This editorial about a Mercy Housing mixed use project originally appeared at OakPark.com.
In what we see as another in a string of small victories for Madison Street, two non-profit developers last week announced to neighbors a plan to build a mixed-use project at the long vacant Madison-Highland site.
The street level would offer retail space while the three upstairs levels would provide 55 to 60 units of affordable housing.
Full stop. Read that right. Affordable housing. This is not public housing or low-income housing — not that there is anything wrong with those types of development. It is affordable housing built for working people, with a special place for people who work in Oak Park but cannot necessarily afford market-rate housing.
Kudos to Mercy Housing Lakefront and Chicago Neighborhood Initiatives, the joint developers, for first taking their plan to neighbors. In a session last Thursday evening at the fieldhouse in Longfellow Park, the developers laid out the plan, explained they had an option to purchase the site, which straddles both sides of Highland at Madison, and welcomed questions and input.
Neighbors who gathered for the session offered a respectful ear and some worries that are about typical when change is coming to the end of your block.
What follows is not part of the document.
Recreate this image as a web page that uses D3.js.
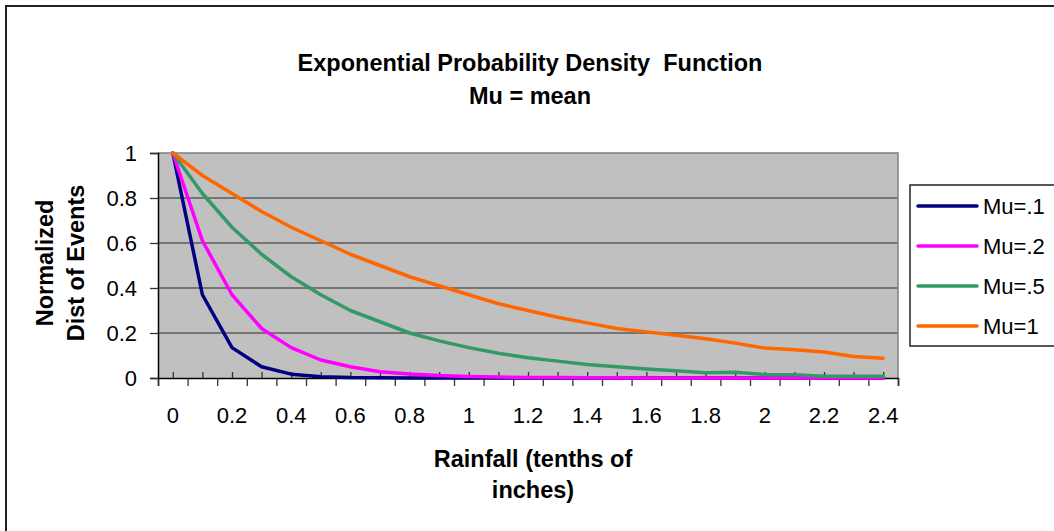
<!DOCTYPE html>
<html>
<head>
<meta charset="utf-8">
<script src="https://cdn.jsdelivr.net/npm/d3@7"></script>
<style>
  body { margin: 0; background: #fff; }
  svg text { font-family: "Liberation Sans", Arial, sans-serif; fill: #000; }
</style>
</head>
<body>
<svg id="chart" width="1054" height="531"></svg>
<script>
// categories along the x axis (rainfall, tenths of inches)
let rainfall = ["0","0.1","0.2","0.3","0.4","0.5","0.6","0.7","0.8","0.9","1","1.1","1.2",
  "1.3","1.4","1.5","1.6","1.7","1.8","1.9","2","2.1","2.2","2.3","2.4"]

// normalized distribution
let mu01 = [1, 0.37, 0.135, 0.05, 0.017, 0.006, 0.002, 0.001, 0, 0, 0, 0, 0,
  0, 0, 0, 0, 0, 0, 0, 0, 0, 0, 0, 0]
let mu02 = [1, 0.61, 0.37, 0.22, 0.135, 0.08, 0.05, 0.028, 0.018, 0.011, 0.007, 0.004, 0.002,
  0.002, 0.001, 0.001, 0, 0, 0, 0, 0, 0, 0, 0, 0]
let mu05 = [1, 0.82, 0.67, 0.55, 0.45, 0.37, 0.30, 0.25, 0.20, 0.165, 0.135, 0.11, 0.09,
  0.075, 0.06, 0.05, 0.04, 0.032, 0.023, 0.026, 0.015, 0.015, 0.008, 0.008, 0.008]
let mu1 = [1, 0.90, 0.82, 0.74, 0.67, 0.61, 0.55, 0.50, 0.45, 0.41, 0.37, 0.33, 0.30,
  0.27, 0.245, 0.22, 0.205, 0.19, 0.174, 0.155, 0.133, 0.126, 0.116, 0.096, 0.088]

let seriesNames = ["Mu=.1", "Mu=.2", "Mu=.5", "Mu=1"]
let yTicks = [0, 0.2, 0.4, 0.6, 0.8, 1]
let xLabels = ["0","0.2","0.4","0.6","0.8","1","1.2","1.4","1.6","1.8","2","2.2","2.4"]

let series = [mu01, mu02, mu05, mu1].map(function(vals, i) {
  return {name: seriesNames[i], values: vals.map(function(v, j) { return {cat: rainfall[j], v: v} })}
})

//====================== SET UP SVG ======================
let svg = d3.select("#chart"),
    plot = {left: 158, right: 898, top: 153, bottom: 378},
    colors = ["#000080", "#ff00ff", "#339966", "#ff6600"],
    color = d3.scaleOrdinal(seriesNames, colors),
    titleSize = "23.5px"

// outer chart frame (right / bottom run off the picture)
svg.append("rect")
  .attr("x", 6).attr("y", 6).attr("width", 1100).attr("height", 600)
  .attr("fill", "none").attr("stroke", "#222").attr("stroke-width", 2)

let x = d3.scaleBand().domain(rainfall).range([plot.left, plot.right]).padding(0),
    y = d3.scaleLinear().domain([0, 1]).range([plot.bottom, plot.top])
let cx = function(c) { return x(c) + x.bandwidth() / 2 }

// plot area
svg.append("rect")
  .attr("x", plot.left).attr("y", plot.top)
  .attr("width", plot.right - plot.left).attr("height", plot.bottom - plot.top)
  .attr("fill", "#c0c0c0")

// grid lines
svg.append("g")
  .selectAll("line")
  .data(yTicks.filter(function(t) { return t > 0 && t < 1 }))
  .enter().append("line")
  .attr("x1", plot.left).attr("x2", plot.right)
  .attr("y1", function(d) { return y(d) }).attr("y2", function(d) { return y(d) })
  .attr("stroke", "#2a2a2a").attr("stroke-width", 1.2)

// top + right border of plot
svg.append("path")
  .attr("d", "M" + plot.left + "," + y(1) + "H" + plot.right + "V" + plot.bottom)
  .attr("fill", "none").attr("stroke", "#808080").attr("stroke-width", 1.5)

//====================== AXES ======================
let boundaries = rainfall.map(function(c) { return x(c) }).concat([plot.right])
let xPos = d3.scaleLinear().domain([plot.left, plot.right]).range([plot.left, plot.right])

// outward ticks at category boundaries
svg.append("g")
  .attr("transform", "translate(0," + plot.bottom + ")")
  .call(d3.axisBottom(xPos).tickValues(boundaries).tickSize(8).tickFormat(""))
  .call(function(g) {
    g.select(".domain").attr("stroke", "#000").attr("stroke-width", 1.5)
    g.selectAll(".tick line").attr("stroke", "#333").attr("stroke-width", 1.3)
  })

// short inward ticks at category centres
svg.append("g")
  .attr("transform", "translate(0," + plot.bottom + ")")
  .call(d3.axisBottom(xPos).tickValues(rainfall.map(cx)).tickSize(-6).tickFormat(""))
  .call(function(g) {
    g.select(".domain").remove()
    g.selectAll(".tick line").attr("stroke", "#333").attr("stroke-width", 1.3)
  })

// x tick labels
svg.append("g")
  .selectAll("text")
  .data(xLabels)
  .enter().append("text")
  .attr("x", function(d) { return cx(d) })
  .attr("y", 423)
  .attr("text-anchor", "middle")
  .style("font-size", "22px")
  .text(function(d) { return d })

// y axis
svg.append("g")
  .attr("transform", "translate(" + plot.left + ",0)")
  .call(d3.axisLeft(y).tickValues(yTicks).tickSize(8).tickFormat(""))
  .call(function(g) {
    g.select(".domain").attr("stroke", "#000").attr("stroke-width", 1.5)
    g.selectAll(".tick line").attr("stroke", "#333").attr("stroke-width", 1.3)
  })

svg.append("g")
  .selectAll("text")
  .data(yTicks)
  .enter().append("text")
  .attr("x", 137)
  .attr("y", function(d) { return y(d) + 8 })
  .attr("text-anchor", "end")
  .style("font-size", "22px")
  .text(function(d) { return d })

//====================== LINES ======================
let line = d3.line()
  .x(function(d) { return cx(d.cat) })
  .y(function(d) { return y(d.v) })

svg.append("g")
  .selectAll("path")
  .data(series)
  .enter().append("path")
  .attr("d", function(d) { return line(d.values) })
  .attr("fill", "none")
  .attr("stroke", function(d) { return color(d.name) })
  .attr("stroke-width", 3.5)
  .attr("stroke-linejoin", "round")
  .attr("stroke-linecap", "round")

//====================== TITLES ======================
let title = svg.append("text")
  .attr("text-anchor", "middle")
  .style("font-size", titleSize).style("font-weight", "bold")
title.append("tspan").attr("x", 530).attr("y", 71).attr("xml:space", "preserve")
  .text("Exponential Probability Density  Function")
title.append("tspan").attr("x", 530).attr("y", 104).text("Mu = mean")

let xTitle = svg.append("text")
  .attr("text-anchor", "middle")
  .style("font-size", titleSize).style("font-weight", "bold")
xTitle.append("tspan").attr("x", 533).attr("y", 467).text("Rainfall (tenths of")
xTitle.append("tspan").attr("x", 533).attr("y", 498).text("inches)")

let yTitle = svg.append("text")
  .attr("transform", "rotate(-90)")
  .attr("text-anchor", "middle")
  .style("font-size", titleSize).style("font-weight", "bold")
yTitle.append("tspan").attr("x", -263).attr("y", 53).text("Normalized")
yTitle.append("tspan").attr("x", -263).attr("y", 84).text("Dist of Events")

//====================== LEGEND ======================
svg.append("rect")
  .attr("x", 910).attr("y", 185).attr("width", 200).attr("height", 161)
  .attr("fill", "#fff").attr("stroke", "#222").attr("stroke-width", 1.5)

let legend = svg.selectAll(".legendItem")
  .data(seriesNames)
  .enter().append("g")
  .attr("class", "legendItem")
  .attr("transform", function(d, i) { return "translate(0," + (206 + i * 40) + ")" })

legend.append("line")
  .attr("x1", 918).attr("x2", 977)
  .attr("stroke", function(d) { return color(d) })
  .attr("stroke-width", 3.5)
  .attr("stroke-linecap", "round")

legend.append("text")
  .attr("x", 983).attr("y", 8)
  .style("font-size", "22px")
  .text(function(d) { return d })
</script>
</body>
</html>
While some suggested the project was too dense, we’d note that the current proposal is less dense than the ill-fated office building proposed a half-decade back, which has lingered on in a zombie state for too long. Also, the hideous bridge proposed to cross over Highland Avenue and link two parts of the old project is now long gone.
Madison Street is a major commercial thoroughfare. It was built to include some modest density, and we are talking just four stories here.
While there were inevitably concerns raised about parking, the initial proposal of basically one spot per apartment unit seems more than adequate. We wonder a bit about the first floor retail as some of the current wisdom about Madison Street has been that it is too long to expect retail from Austin to Harlem.
The developers come with stellar credentials — and some Oak Park ties. They will be looking for some modest zoning variances when the project begins its path toward formal approval.
Couple this announcement with last week’s exciting opening of the Sugar Beet Co-op (filling the ground floor of another affordable housing project), the plans for a Sherwin Williams paint store a bit west, the repurposing of the awkward old Boy Scouts building into a yoga studio facility, a new school district headquarters and the availability of the old facility for a wrecker’s ball, and we’ve hit some nice singles and doubles along the street.
We don’t anticipate a long wait before an announcement comes on a major development at the intersection of Madison Street and Oak Park Avenue. Yes, we’ll grant you it has been 40 years plus of decline and sidesteps along this street. But there are successes starting to pile up and that is great news.